Exercise aim –
Extract every line that includes the string "this".

==== Entries provided ====

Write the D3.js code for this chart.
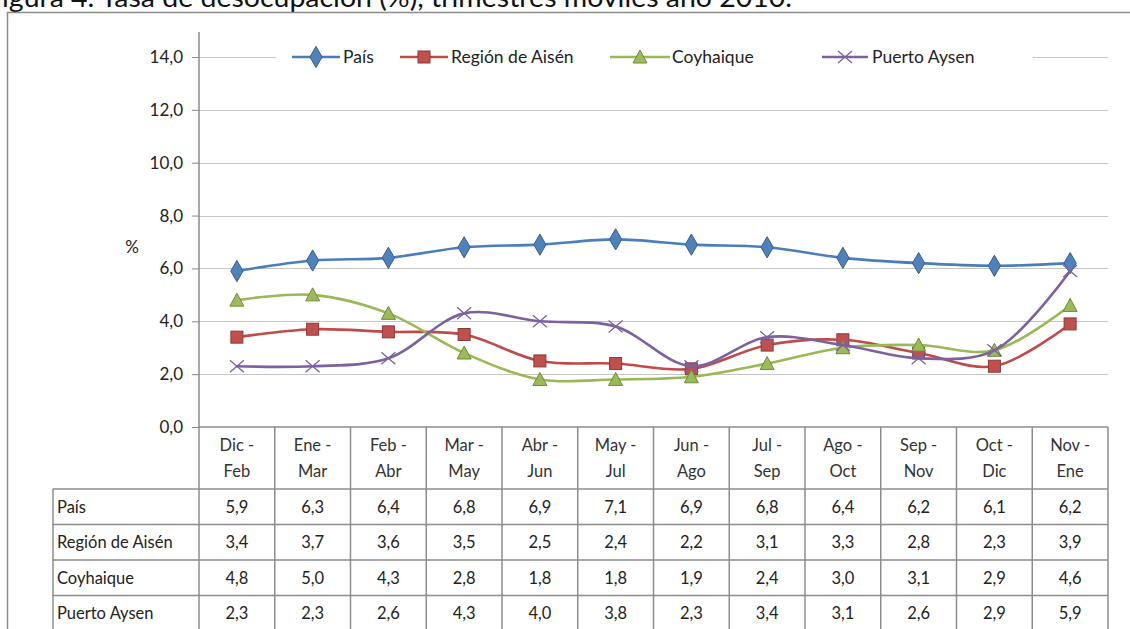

====
==== Entries provided ====

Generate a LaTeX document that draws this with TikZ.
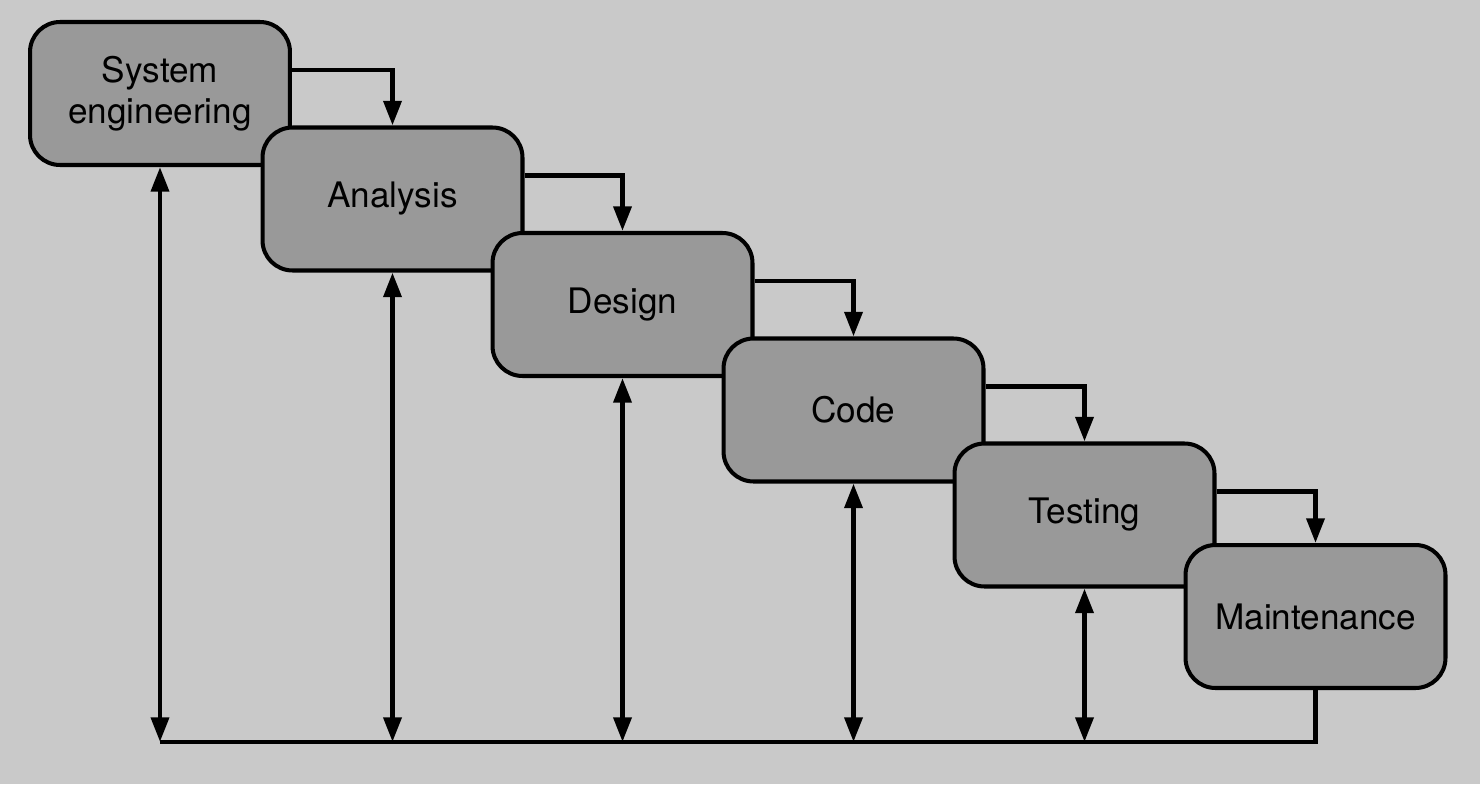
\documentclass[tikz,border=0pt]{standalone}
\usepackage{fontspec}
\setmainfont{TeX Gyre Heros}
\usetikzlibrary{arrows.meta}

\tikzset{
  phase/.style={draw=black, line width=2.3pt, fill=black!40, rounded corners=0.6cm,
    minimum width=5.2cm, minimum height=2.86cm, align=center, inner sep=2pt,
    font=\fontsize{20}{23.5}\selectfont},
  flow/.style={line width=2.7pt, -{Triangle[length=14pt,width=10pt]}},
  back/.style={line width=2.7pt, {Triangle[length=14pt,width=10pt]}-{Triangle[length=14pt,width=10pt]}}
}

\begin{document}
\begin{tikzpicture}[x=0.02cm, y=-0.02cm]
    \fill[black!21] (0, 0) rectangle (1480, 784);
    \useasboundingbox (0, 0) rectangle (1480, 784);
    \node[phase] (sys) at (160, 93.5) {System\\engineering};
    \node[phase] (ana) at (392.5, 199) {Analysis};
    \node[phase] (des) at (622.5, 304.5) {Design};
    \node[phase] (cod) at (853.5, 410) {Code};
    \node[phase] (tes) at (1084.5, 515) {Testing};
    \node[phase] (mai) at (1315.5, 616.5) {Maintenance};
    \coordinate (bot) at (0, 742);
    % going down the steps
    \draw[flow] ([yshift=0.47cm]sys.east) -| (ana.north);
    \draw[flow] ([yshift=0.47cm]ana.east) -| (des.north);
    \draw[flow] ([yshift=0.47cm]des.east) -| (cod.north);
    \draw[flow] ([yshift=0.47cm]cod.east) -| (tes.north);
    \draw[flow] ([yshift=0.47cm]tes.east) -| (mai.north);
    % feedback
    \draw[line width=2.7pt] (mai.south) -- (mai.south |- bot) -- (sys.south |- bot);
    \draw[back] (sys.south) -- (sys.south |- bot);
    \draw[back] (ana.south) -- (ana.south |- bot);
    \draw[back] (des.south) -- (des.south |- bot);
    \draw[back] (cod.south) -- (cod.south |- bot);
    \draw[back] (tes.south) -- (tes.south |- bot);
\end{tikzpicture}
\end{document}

====
==== Entries provided ====

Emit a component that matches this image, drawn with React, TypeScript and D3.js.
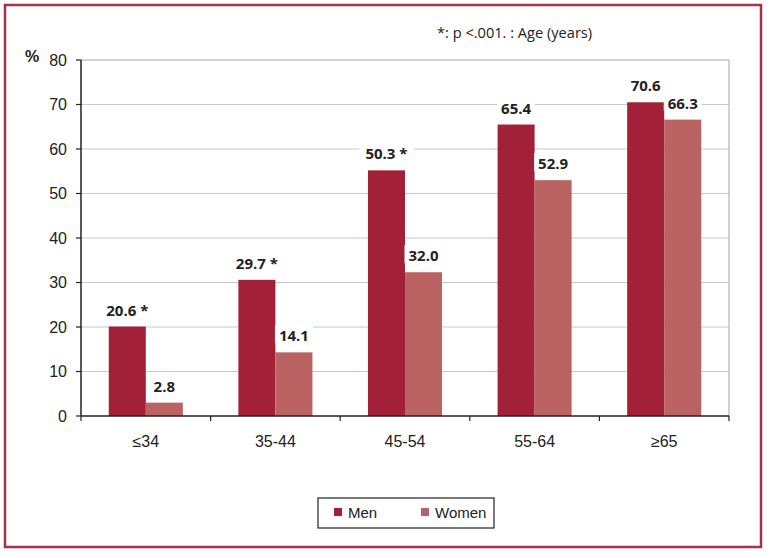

====

Reply to the exercise –
Write the D3.js code for this chart.
Generate a LaTeX document that draws this with TikZ.
Emit a component that matches this image, drawn with React, TypeScript and D3.js.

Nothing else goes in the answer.